In this tutorial you build a basic Python web scraper to download and process the "loyalty card" and "credit card" data that you will use to help solve the challenge over the next few weeks. We will build part of the scraper together in class, and you will complete the second part on your own.

You should submit the completed assignment to us before 23:00 on Monday, September 29th (details below).

UPDATE: If you want to re-run the assignment, please change the data urls to: https://www.lri.fr/~isenberg/VA/loyalty and https://www.lri.fr/~isenberg/VA/credit

Getting Started

Install Python 3 (latest version) and the package beautifulsoup

  1. Download the most recent release of Python 3 from https://www.python.org/downloads/
  2. Open the Disk image and run the Python 3 installer
    • On Mac: Python.mpkg
    • On Windows: e.g. python-3.4.1.msi - default settings are fine

Install Beautiful Soup 4

  1. Open the terminal (mac) or open a command prompt (Windows)
    • on Windows navigate to where you installed Python (e.g. by typing cd c:\Python34), then type cd Scripts.
  2. Use the Python package manager, "pip" (included with Python) to install Beautiful soup by typing: pip install beautifulsoup4
    • If you already had another version of Python installed on your machine before, you may need to force your machine to use the current version of pip by instead typing pip3.4 install beautifulsoup4

Optional on Windows:
If you like to work with Visual Studio, install the free Python Tools for Visual Studio from here: http://pytools.codeplex.com/ They give you very nice debugging help when working with Python.

Files

Tutorial #1 Example Scripts: tutorial1_scraper_examples.py

Assignment #1 Starter Code: tutorial1_scraper_assignment.py

In-Class Assignment - "Loyalty Card" Data

Your first task is to scrape and parse the "loyalty card" dataset:

https://www.lri.fr/~wjwillett/temp/Kronos/loyalty/. *updated

To get you started, we have provided an initial Python script that can pull data from the pages and save it to a CSV file.

We will go over how to:

  • Modify the Python script and use it to download pages containing the loyalty card records from the website and save them as HTML files to your local machine. (Hint: There are multiple pages of records.)
  • Load and parse the HTML files and use BeautifulSoup to extract the records
  • Save data to a CSV file.

On Your Own - "Credit Card" Data

Once you have completed the "loyalty card" dataset, you should then modify your scraper to work with the "credit card" data:

https://www.lri.fr/~wjwillett/temp/Kronos/credit/. *updated

Submitting The Assignment

WHAT - Before that time, you should submit a single ZIP file called "{YOUR_NAME}-Assignment1.zip" via email.
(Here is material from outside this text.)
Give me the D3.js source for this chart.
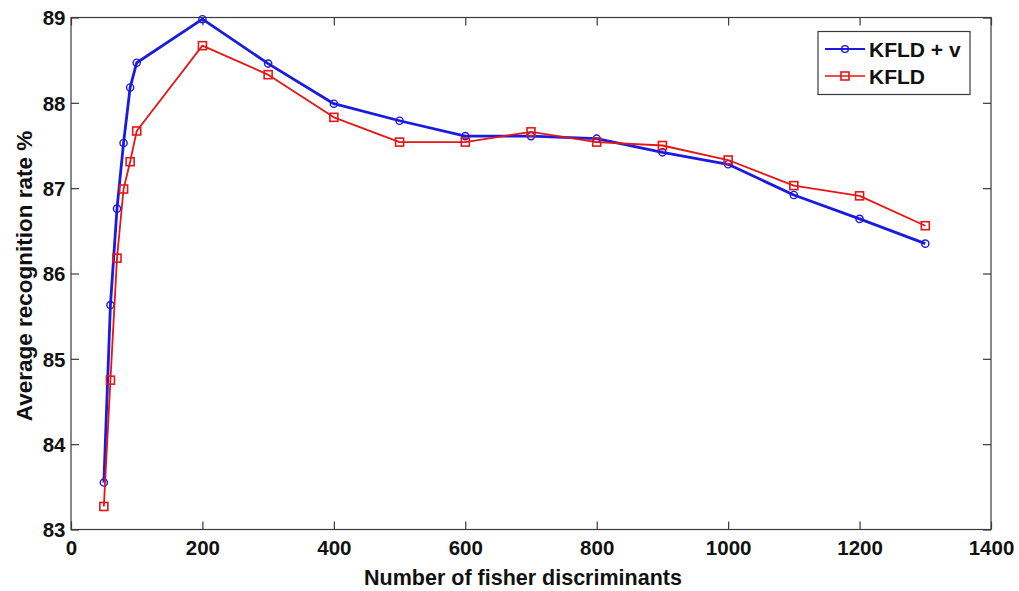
<!DOCTYPE html>
<html>
<head>
<meta charset="utf-8">
<script src="https://cdn.jsdelivr.net/npm/d3@7"></script>
<style>
  html, body { margin: 0; padding: 0; background: #fff; }
  svg { display: block; }
  text { font-family: "Liberation Sans", Arial, sans-serif; font-weight: bold; fill: #111; }
</style>
</head>
<body>
<svg id="chart" width="1019" height="591"></svg>
<script>
const xValues = [50, 60, 70, 80, 90, 100, 200, 300, 400, 500, 600, 700, 800, 900, 1000, 1100, 1200, 1300];
const kfldV = [83.55, 85.63, 86.76, 87.53, 88.18, 88.47, 88.98, 88.46, 87.99, 87.79, 87.61, 87.61, 87.58, 87.42, 87.28, 86.92, 86.64, 86.35];
const kfld  = [83.27, 84.75, 86.18, 86.99, 87.31, 87.67, 88.67, 88.33, 87.83, 87.54, 87.54, 87.66, 87.54, 87.50, 87.33, 87.03, 86.91, 86.56];
const xTicks = [0, 200, 400, 600, 800, 1000, 1200, 1400];
const yTicks = [83, 84, 85, 86, 87, 88, 89];
const seriesNames = ["KFLD + v", "KFLD"];
const xTitle = "Number of fisher discriminants";
const yTitle = "Average recognition rate %";

const W = 1019, H = 591;
const m = { left: 71, right: 991, top: 17.5, bottom: 529.5 };
const blue = "#1a1ae0", red = "#e41616", axisCol = "#3a3a3a";

const svg = d3.select("#chart");
const x = d3.scaleLinear().domain([0, 1400]).range([m.left, m.right]);
const y = d3.scaleLinear().domain([83, 89]).range([m.bottom, m.top]);

// box
svg.append("rect").attr("x", m.left).attr("y", m.top)
  .attr("width", m.right - m.left).attr("height", m.bottom - m.top)
  .attr("fill", "none").attr("stroke", axisCol).attr("stroke-width", 1.2);

const tl = 8;
const fmt = d3.format("d");
const gx = svg.append("g").attr("transform", `translate(0,${m.bottom})`)
  .call(d3.axisBottom(x).tickValues(xTicks).tickSizeInner(-tl).tickSizeOuter(0).tickPadding(10.5).tickFormat(fmt));
const gxTop = svg.append("g").attr("transform", `translate(0,${m.top})`)
  .call(d3.axisTop(x).tickValues(xTicks).tickSizeInner(-tl).tickSizeOuter(0).tickFormat(""));
const gy = svg.append("g").attr("transform", `translate(${m.left},0)`)
  .call(d3.axisLeft(y).tickValues(yTicks).tickSizeInner(-tl).tickSizeOuter(0).tickPadding(5.5).tickFormat(fmt));
const gyR = svg.append("g").attr("transform", `translate(${m.right},0)`)
  .call(d3.axisRight(y).tickValues(yTicks).tickSizeInner(-tl).tickSizeOuter(0).tickFormat(""));

[gx, gxTop, gy, gyR].forEach(g => {
  g.select(".domain").remove();
  g.selectAll(".tick line").attr("stroke", axisCol).attr("stroke-width", 1.2);
  g.selectAll(".tick text").style("font-size", "20.5px").style("font-family", "'Liberation Sans', Arial, sans-serif").style("font-weight", "bold").attr("fill", "#111");
});
gx.selectAll(".tick text").attr("dy", "0.71em");
gy.selectAll(".tick text").attr("dy", "0.35em");

// titles
svg.append("text").attr("x", (m.left + m.right) / 2 - 8).attr("y", 585)
  .attr("text-anchor", "middle").style("font-size", "21.5px").text(xTitle);
svg.append("text").attr("transform", `translate(32,276) rotate(-90)`)
  .attr("text-anchor", "middle").style("font-size", "22.5px").text(yTitle);

const line = d3.line().x((d, i) => x(xValues[i])).y(d => y(d));

// KFLD + v (blue)
svg.append("path").datum(kfldV).attr("d", line).attr("fill", "none")
  .attr("stroke", blue).attr("stroke-width", 2.8).attr("stroke-linejoin", "round");
svg.append("g").selectAll("circle").data(kfldV).join("circle")
  .attr("cx", (d, i) => x(xValues[i])).attr("cy", d => y(d)).attr("r", 3.6)
  .attr("fill", "none").attr("stroke", blue).attr("stroke-width", 1.4);

// KFLD (red)
svg.append("path").datum(kfld).attr("d", line).attr("fill", "none")
  .attr("stroke", red).attr("stroke-width", 1.8).attr("stroke-linejoin", "round");
const sq = 8;
svg.append("g").selectAll("rect").data(kfld).join("rect")
  .attr("x", (d, i) => x(xValues[i]) - sq / 2).attr("y", d => y(d) - sq / 2)
  .attr("width", sq).attr("height", sq)
  .attr("fill", "none").attr("stroke", red).attr("stroke-width", 1.6);

// legend
const lg = svg.append("g");
lg.append("rect").attr("x", 818).attr("y", 31.5).attr("width", 152).attr("height", 63)
  .attr("fill", "#fff").attr("stroke", axisCol).attr("stroke-width", 1.2);
const rows = [
  { name: seriesNames[0], color: blue, w: 2.2, marker: "circle", yy: 49 },
  { name: seriesNames[1], color: red, w: 1.7, marker: "square", yy: 76 }
];
rows.forEach(r => {
  lg.append("line").attr("x1", 825).attr("x2", 865).attr("y1", r.yy).attr("y2", r.yy)
    .attr("stroke", r.color).attr("stroke-width", r.w);
  if (r.marker === "circle") {
    lg.append("circle").attr("cx", 845).attr("cy", r.yy).attr("r", 3.4)
      .attr("fill", "none").attr("stroke", r.color).attr("stroke-width", 1.4);
  } else {
    lg.append("rect").attr("x", 845 - sq / 2).attr("y", r.yy - sq / 2).attr("width", sq).attr("height", sq)
      .attr("fill", "none").attr("stroke", r.color).attr("stroke-width", 1.6);
  }
  lg.append("text").attr("x", 869).attr("y", r.yy).attr("dy", "0.36em")
    .style("font-size", "21px").text(r.name);
});
</script>
</body>
</html>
  1. Two CSV files - one containing all of the credit card records and the other containing all of the loyalty card data.
  2. A file containing of the Python scripts you used to download, parse, and save the code. This code must be clearly commented.
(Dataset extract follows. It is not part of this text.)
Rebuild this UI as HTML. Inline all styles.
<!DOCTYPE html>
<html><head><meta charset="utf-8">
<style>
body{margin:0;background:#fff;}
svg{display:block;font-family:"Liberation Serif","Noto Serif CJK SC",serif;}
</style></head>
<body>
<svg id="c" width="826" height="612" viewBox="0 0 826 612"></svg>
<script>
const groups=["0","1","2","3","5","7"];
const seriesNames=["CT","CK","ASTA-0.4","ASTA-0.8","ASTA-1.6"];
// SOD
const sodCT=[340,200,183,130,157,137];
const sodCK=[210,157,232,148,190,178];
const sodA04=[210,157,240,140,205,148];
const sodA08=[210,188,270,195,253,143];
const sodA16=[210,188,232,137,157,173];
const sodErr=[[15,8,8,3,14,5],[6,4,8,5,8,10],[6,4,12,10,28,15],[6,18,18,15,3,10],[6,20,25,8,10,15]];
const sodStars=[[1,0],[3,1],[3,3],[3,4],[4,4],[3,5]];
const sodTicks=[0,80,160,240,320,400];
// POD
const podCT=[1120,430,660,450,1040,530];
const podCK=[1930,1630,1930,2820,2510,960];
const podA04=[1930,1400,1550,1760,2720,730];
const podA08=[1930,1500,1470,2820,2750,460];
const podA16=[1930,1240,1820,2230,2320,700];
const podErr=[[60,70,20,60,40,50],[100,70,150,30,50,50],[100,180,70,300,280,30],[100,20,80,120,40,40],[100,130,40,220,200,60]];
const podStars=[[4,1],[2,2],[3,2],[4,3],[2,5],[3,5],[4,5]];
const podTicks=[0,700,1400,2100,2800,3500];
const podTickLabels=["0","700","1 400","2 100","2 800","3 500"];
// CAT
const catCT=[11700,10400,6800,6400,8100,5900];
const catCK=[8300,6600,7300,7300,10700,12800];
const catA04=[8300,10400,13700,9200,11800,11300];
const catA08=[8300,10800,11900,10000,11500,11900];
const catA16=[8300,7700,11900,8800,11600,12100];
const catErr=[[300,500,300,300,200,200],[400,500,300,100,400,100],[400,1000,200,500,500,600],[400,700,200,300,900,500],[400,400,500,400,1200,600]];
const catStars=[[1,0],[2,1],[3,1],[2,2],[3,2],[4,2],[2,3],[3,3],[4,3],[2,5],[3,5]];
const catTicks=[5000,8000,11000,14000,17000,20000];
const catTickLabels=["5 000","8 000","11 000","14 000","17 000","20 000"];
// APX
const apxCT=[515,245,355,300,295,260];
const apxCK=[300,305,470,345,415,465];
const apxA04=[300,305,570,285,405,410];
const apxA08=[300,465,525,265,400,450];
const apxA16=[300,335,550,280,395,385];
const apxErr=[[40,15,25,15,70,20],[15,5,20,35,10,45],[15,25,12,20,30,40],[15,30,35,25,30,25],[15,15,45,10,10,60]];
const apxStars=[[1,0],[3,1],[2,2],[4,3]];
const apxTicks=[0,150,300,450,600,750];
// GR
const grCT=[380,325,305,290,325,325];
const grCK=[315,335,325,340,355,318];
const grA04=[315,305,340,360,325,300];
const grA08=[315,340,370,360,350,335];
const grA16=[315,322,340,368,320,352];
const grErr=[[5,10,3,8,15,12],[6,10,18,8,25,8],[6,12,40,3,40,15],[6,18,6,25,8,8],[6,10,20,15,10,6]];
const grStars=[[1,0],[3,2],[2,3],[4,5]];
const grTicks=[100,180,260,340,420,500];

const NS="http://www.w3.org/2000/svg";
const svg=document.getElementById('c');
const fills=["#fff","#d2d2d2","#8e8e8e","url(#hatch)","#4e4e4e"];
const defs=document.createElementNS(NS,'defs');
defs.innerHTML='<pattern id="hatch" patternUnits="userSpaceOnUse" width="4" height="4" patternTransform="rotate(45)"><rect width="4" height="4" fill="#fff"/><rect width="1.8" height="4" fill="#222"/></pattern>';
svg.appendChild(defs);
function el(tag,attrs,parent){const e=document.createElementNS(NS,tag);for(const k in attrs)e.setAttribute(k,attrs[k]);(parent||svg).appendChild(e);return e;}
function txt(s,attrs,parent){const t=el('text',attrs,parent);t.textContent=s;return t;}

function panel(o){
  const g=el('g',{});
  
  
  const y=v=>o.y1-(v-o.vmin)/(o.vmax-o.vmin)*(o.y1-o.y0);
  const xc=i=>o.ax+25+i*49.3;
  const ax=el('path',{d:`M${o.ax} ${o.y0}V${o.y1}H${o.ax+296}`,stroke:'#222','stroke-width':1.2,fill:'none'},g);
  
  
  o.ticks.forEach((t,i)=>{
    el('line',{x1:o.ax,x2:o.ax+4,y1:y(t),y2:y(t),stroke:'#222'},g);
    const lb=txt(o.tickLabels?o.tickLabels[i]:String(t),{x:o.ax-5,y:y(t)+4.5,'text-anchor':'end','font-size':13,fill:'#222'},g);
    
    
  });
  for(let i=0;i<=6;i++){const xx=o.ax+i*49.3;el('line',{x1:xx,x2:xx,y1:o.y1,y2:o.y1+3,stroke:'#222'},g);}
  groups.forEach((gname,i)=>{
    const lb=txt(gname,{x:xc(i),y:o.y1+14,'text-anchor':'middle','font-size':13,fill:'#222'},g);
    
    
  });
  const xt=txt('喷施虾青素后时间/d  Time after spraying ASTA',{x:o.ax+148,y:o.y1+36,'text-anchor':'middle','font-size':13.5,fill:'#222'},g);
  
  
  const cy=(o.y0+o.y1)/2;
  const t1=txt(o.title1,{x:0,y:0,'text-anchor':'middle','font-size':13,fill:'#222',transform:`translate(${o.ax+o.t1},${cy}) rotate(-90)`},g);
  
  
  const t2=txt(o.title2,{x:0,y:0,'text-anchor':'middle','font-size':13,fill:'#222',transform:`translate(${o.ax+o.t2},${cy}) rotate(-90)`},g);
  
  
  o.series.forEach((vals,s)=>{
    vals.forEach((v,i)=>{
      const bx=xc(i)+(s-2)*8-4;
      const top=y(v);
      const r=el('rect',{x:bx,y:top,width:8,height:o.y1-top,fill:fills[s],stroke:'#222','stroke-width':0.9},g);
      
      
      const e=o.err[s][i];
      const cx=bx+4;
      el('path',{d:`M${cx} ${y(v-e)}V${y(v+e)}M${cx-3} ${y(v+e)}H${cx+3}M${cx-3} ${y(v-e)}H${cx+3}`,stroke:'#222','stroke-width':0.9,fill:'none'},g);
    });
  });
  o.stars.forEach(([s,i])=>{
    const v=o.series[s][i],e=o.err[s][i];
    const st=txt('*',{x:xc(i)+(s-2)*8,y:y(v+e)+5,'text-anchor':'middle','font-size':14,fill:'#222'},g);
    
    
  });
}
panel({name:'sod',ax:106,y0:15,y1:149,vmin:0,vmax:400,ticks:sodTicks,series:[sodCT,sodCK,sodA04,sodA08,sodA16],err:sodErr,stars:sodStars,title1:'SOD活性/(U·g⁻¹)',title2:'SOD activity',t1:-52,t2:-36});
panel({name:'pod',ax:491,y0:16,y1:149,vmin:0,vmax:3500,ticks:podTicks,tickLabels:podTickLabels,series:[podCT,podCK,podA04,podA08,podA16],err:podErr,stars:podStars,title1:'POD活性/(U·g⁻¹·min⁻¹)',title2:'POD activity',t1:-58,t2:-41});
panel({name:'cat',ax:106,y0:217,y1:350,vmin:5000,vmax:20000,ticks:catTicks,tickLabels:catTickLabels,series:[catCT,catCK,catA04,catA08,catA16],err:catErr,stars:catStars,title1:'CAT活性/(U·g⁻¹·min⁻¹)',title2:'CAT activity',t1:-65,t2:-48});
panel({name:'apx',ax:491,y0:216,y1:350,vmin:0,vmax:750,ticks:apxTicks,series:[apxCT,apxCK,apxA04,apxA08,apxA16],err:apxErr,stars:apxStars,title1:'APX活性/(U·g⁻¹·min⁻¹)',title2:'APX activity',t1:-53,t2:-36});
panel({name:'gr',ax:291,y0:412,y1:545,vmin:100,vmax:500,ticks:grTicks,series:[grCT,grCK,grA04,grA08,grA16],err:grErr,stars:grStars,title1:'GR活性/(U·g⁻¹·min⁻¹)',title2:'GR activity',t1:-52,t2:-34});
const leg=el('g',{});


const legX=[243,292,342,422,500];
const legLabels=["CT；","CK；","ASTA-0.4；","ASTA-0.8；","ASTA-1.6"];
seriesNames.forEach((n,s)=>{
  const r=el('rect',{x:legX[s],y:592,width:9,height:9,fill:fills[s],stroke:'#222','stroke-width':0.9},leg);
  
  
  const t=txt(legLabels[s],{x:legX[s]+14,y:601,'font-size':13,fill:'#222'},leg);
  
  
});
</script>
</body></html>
WHERE - You should email the file to wesley.willett@inria.fr

WHEN - Remember that Assignment 1 is due before "23:00 on Monday, September 29th.'''

Python Tips and Tricks

How to get the Windows console to display unicode characters

  • Go to the icon in the top left corner, select "Properties", go to the "Fonts" tab, then select the "Lucida Console" font. Press Ok.
  • in your console type "chcp 437"
  • now type python
  • now type print("\u03A9") and you should see a pretty omega symbol

Note: All of this can be avoided if you use the console that comes with Visual Studio's Python tools.